Name: Jeri Turley,
Firm: Winged Keel Group
Location: Richmond, VA
Total Value of Policies: $95 billion
Forbes Rankings: America’s Top Financial Security Professionals, Top Financial Security Professionals Best-In-State
Background: Jeri Turley grew up in Orange County but had a rough childhood, she recalls. She fell in with the wrong crowd and dropped out of school, eventually getting emancipated from her family and moving to Lexington, Virginia. She finished school while staying with family friends and graduated from James Madison University in 1993 with a degree in international business and economics. After spending two years as an analyst at a government contracting firm, she joined James River Associates, a member firm of M Financial. Turley worked her way up to becoming president and helped sell the group to Winged Keel some six years ago, where she now oversees the mid-Atlantic region. The team today numbers more than 100 people across eight offices managing $tk billion for clients.
Building Relationships: Winged Keel is exclusively a life insurance shop and doesn’t do any wealth management or financial planning, Turley explains. She and her team instead partner with advisors from across the country and thereby serve as a key member of a client’s planning team. Many of Turley’s clients are in the ultra high net worth space: “Most of my work is with private clients doing traditional life insurance that is put in place for wealth transfer purposes,” she says. “We also have a very robust private placement life insurance portfolio.” In the corporate life insurance space, she also works with businesses—mostly privately owned—that have a need for non-qualified executive benefits for their teams, for example.

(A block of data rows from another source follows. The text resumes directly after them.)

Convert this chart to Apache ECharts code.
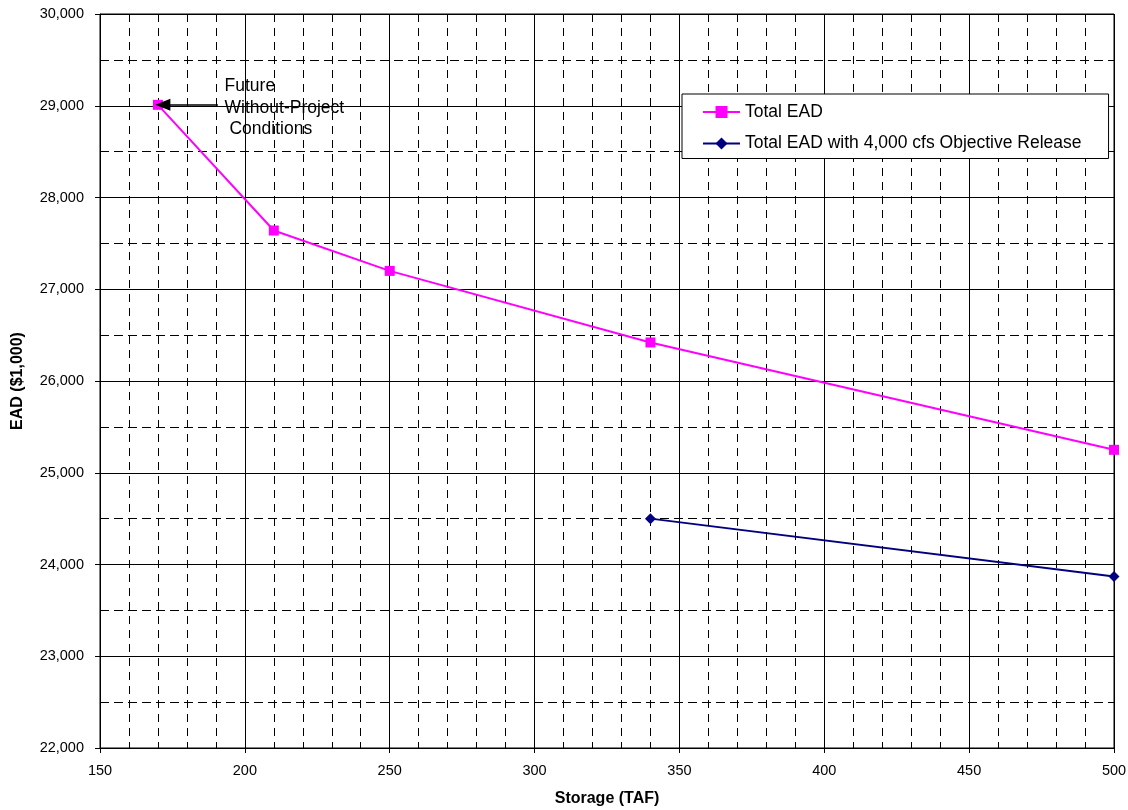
<!DOCTYPE html>
<html><head><meta charset="utf-8">
<script src="https://cdn.jsdelivr.net/npm/echarts@6/dist/echarts.min.js"></script>
<style>html,body{margin:0;padding:0;background:#fff}#c{width:1128px;height:810px}</style>
</head><body><div id="c"></div>
<script>
const totalX = [170, 210, 250, 340, 500];
const totalY = [29010, 27640, 27200, 26420, 25250];
const relX = [340, 500];
const relY = [24500, 23870];
const seriesNames = ['Total EAD', 'Total EAD with 4,000 cfs Objective Release'];
const annotationText = ['Future', 'Without-Project', ' Conditions'];
const annotationFrom = [190.7, 29010];
const annotationTo = [171.7, 29010];
const annotationTextAt = [193, 28975];

const chart = echarts.init(document.getElementById('c'), null, {renderer: 'canvas'});
const font = 'Liberation Sans, Arial, sans-serif';
const fmt = v => Number(v).toLocaleString('en-US');
chart.setOption({
  animation: false,
  textStyle: {fontFamily: font},
  grid: {left: 100, right: 14, top: 14, bottom: 62, show: true, borderColor: '#000', borderWidth: 1, outerBoundsMode: 'none', containLabel: false},
  xAxis: {
    type: 'value', min: 150, max: 500, interval: 50,
    name: 'Storage (TAF)', nameLocation: 'middle', nameGap: 43,
    nameTextStyle: {fontWeight: 'bold', fontSize: 16, color: '#000', fontFamily: font},
    axisLine: {show: true, lineStyle: {color: '#000', width: 1}},
    axisTick: {show: true, length: 5, lineStyle: {color: '#000'}},
    axisLabel: {color: '#000', fontSize: 14.5, margin: 15, fontFamily: font},
    splitLine: {show: true, lineStyle: {color: '#000', width: 1}},
    minorTick: {show: false, splitNumber: 5},
    minorSplitLine: {show: true, lineStyle: {color: '#000', width: 1, type: [8, 6]}}
  },
  yAxis: {
    type: 'value', min: 22000, max: 30000, interval: 1000,
    name: 'EAD ($1,000)', nameLocation: 'middle', nameGap: 74, nameRotate: 90,
    nameTextStyle: {fontWeight: 'bold', fontSize: 16, color: '#000', fontFamily: font},
    axisLine: {show: true, lineStyle: {color: '#000', width: 1}},
    axisTick: {show: true, length: 5, lineStyle: {color: '#000'}},
    axisLabel: {color: '#000', fontSize: 14.5, margin: 16, formatter: fmt, fontFamily: font},
    splitLine: {show: true, lineStyle: {color: '#000', width: 1}},
    minorTick: {show: false, splitNumber: 2},
    minorSplitLine: {show: true, lineStyle: {color: '#000', width: 1, type: [9, 5]}}
  },
  legend: {
    orient: 'vertical', left: 682, top: 94,
    backgroundColor: '#fff', borderColor: '#000', borderWidth: 1,
    padding: [9, 27, 6, 20], itemGap: 13.5, itemWidth: 37, itemHeight: 15,
    textStyle: {fontSize: 17.5, color: '#000', fontFamily: font},
    data: seriesNames
  },
  series: [
    {
      name: seriesNames[0], type: 'line',
      data: totalX.map((x, i) => [x, totalY[i]]),
      symbol: 'rect', symbolSize: 10,
      lineStyle: {color: '#FF00FF', width: 2},
      itemStyle: {color: '#FF00FF'},
      markLine: {
        silent: true, symbol: ['none', 'triangle'], symbolSize: [12, 15],
        lineStyle: {color: '#000', width: 1.5, type: 'solid'},
        label: {show: false},
        data: [[{coord: annotationFrom}, {coord: annotationTo}]]
      },
      markPoint: {
        silent: true, symbol: 'circle', symbolSize: 0,
        data: [{coord: annotationTextAt}],
        label: {
          show: true, position: 'right', distance: 0,
          formatter: annotationText.join('\n'),
          color: '#000', fontSize: 17.5, lineHeight: 21.5, fontFamily: font, align: 'left'
        }
      }
    },
    {
      name: seriesNames[1], type: 'line',
      data: relX.map((x, i) => [x, relY[i]]),
      symbol: 'diamond', symbolSize: 11,
      lineStyle: {color: '#000080', width: 2},
      itemStyle: {color: '#000080'}
    }
  ]
});
</script></body></html>
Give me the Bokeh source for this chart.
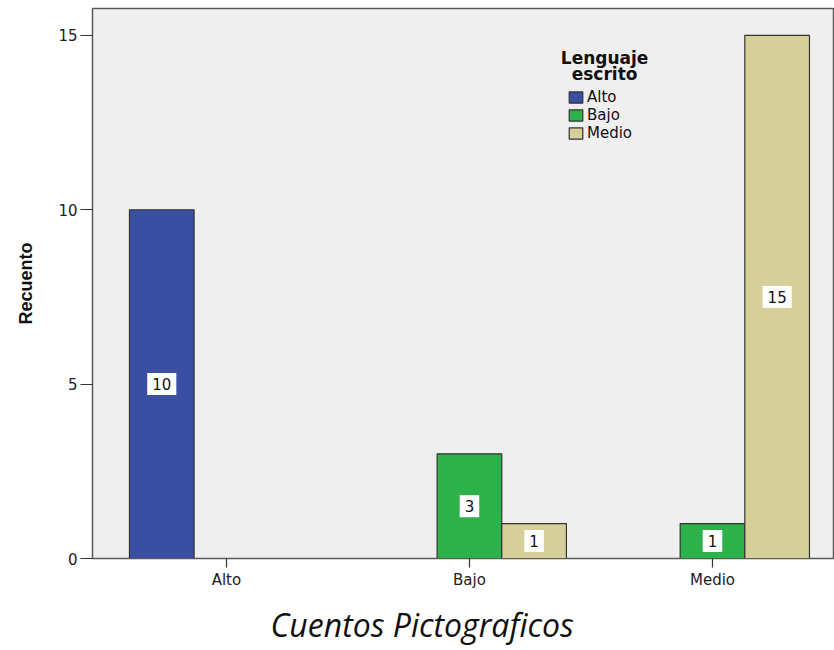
from bokeh.plotting import figure
from bokeh.models import (ColumnDataSource, Label, Legend, LegendItem,
                          FixedTicker, Range1d, Title)
from bokeh.embed import file_html
from bokeh.resources import INLINE

# ---- data ----
categories = ["Alto", "Bajo", "Medio"]          # Cuentos Pictograficos
series = ["Alto", "Bajo", "Medio"]              # Lenguaje escrito
counts_alto = [10, 0, 0]
counts_bajo = [0, 3, 1]
counts_medio = [0, 1, 15]
series_counts = [counts_alto, counts_bajo, counts_medio]
colors = ["#3a4fa1", "#2db24b", "#d7cf99"]
y_ticks = [0, 5, 10, 15]

FONT = "DejaVu Sans"

p = figure(frame_width=742, frame_height=550, output_backend="svg",
           toolbar_location=None, min_border_left=92, min_border_right=0,
           min_border_top=8, min_border_bottom=92,
           x_range=Range1d(-0.551, 2.502), y_range=Range1d(0, 15.77))

p.background_fill_color = "#efefef"
p.border_fill_color = "white"
p.outline_line_color = "#5a5a5a"
p.outline_line_width = 1.5
p.xgrid.visible = False
p.ygrid.visible = False

width = 0.266
offsets = [-width, 0, width]
renderers = []
label_x, label_y, label_t = [], [], []
for si, (name, vals, col) in enumerate(zip(series, series_counts, colors)):
    xs, tops = [], []
    for ci, v in enumerate(vals):
        if v > 0:
            xs.append(ci + offsets[si])
            tops.append(v)
            label_x.append(ci + offsets[si])
            label_y.append(v / 2)
            label_t.append(str(v))
    src = ColumnDataSource(dict(x=xs, top=tops))
    r = p.vbar(x="x", top="top", width=width, bottom=0, source=src,
               fill_color=col, line_color="#333333", line_width=1.2)
    renderers.append((name, r))

for lx, ly, lt in zip(label_x, label_y, label_t):
    p.add_layout(Label(x=lx, y=ly, text=lt, text_align="center",
                       text_baseline="middle", text_font=FONT,
                       text_font_size="15px", text_color="#111111",
                       background_fill_color="white", padding=5))

# legend
legend = Legend(items=[LegendItem(label=n, renderers=[r]) for n, r in renderers],
                location=(475, 416), background_fill_alpha=0, border_line_alpha=0,
                label_text_font=FONT, label_text_font_size="15px",
                label_text_color="#111111",
                glyph_width=17, glyph_height=14, label_height=18,
                spacing=0, padding=0, margin=0, label_standoff=3)
p.add_layout(legend)

for txt, yy in [("Lenguaje", 14.36), ("escrito", 13.88)]:
    p.add_layout(Label(x=1.556, y=yy, text=txt, text_align="center",
                       text_baseline="alphabetic", text_font=FONT,
                       text_font_style="bold", text_font_size="17px",
                       text_color="#111111"))

# axes
p.yaxis.ticker = FixedTicker(ticks=y_ticks)
p.yaxis.minor_tick_line_color = None
p.yaxis.major_tick_in = 0
p.yaxis.major_tick_out = 12
p.yaxis.major_tick_line_color = "#333333"
p.yaxis.major_tick_line_width = 1.2
p.yaxis.axis_line_color = "#5a5a5a"
p.yaxis.major_label_text_font = FONT
p.yaxis.major_label_text_font_size = "15px"
p.yaxis.major_label_text_color = "#222222"
p.yaxis.major_label_standoff = 3
p.yaxis.axis_label = "Recuento"
p.yaxis.axis_label_text_font = "Liberation Sans"
p.yaxis.axis_label_text_font_style = "bold"
p.yaxis.axis_label_text_font_size = "18px"
p.yaxis.axis_label_text_color = "#111111"
p.yaxis.axis_label_standoff = 19

p.xaxis.ticker = FixedTicker(ticks=[0, 1, 2])
p.xaxis.major_label_overrides = {0: categories[0], 1: categories[1], 2: categories[2]}
p.xaxis.minor_tick_line_color = None
p.xaxis.major_tick_in = 0
p.xaxis.major_tick_out = 9
p.xaxis.major_tick_line_color = "#333333"
p.xaxis.major_tick_line_width = 1.2
p.xaxis.axis_line_color = "#5a5a5a"
p.xaxis.major_label_text_font = FONT
p.xaxis.major_label_text_font_size = "15px"
p.xaxis.major_label_text_color = "#222222"
p.xaxis.major_label_standoff = 3

title = Title(text="Cuentos Pictograficos", align="left", offset=178,
              text_font="Open Sans", text_font_style="italic",
              text_font_size="32px", text_color="#111111", standoff=19)
p.add_layout(title, "below")

open("out.html", "w").write(file_html(p, INLINE))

Competitive Edge: “I’m always prepared, showing up and responding to clients,” says Turley. “I sell life insurance, there is no question about that, but it’s about being transparent to help people understand their choices.”
Investment Philosophy/Strategy: “Education is huge—most people think of term and whole life insurance, but that’s just not the world we live in anymore, there are so many different products,” says Turley. “I try to act as a steward in the financial decision process” She values administration and service above all else when it comes to selling insurance: “You can’t deliver the product and exit the scene—you have to be there for the good, the bad and the ugly,” says Turley. “You have to keep showing up, even if sometimes you don’t deliver the best news.”
Biggest Challenge: “My greatest challenge was always defining my path, especially since I am not from the same environment as my clients,” says Turley. “I have had to be at the table with a true knowledge base.”
Best Advice: Says Turley: “It’s not a fun conversation to have with families to talk about death, but that doesn’t mean it can’t be a productive conversation.”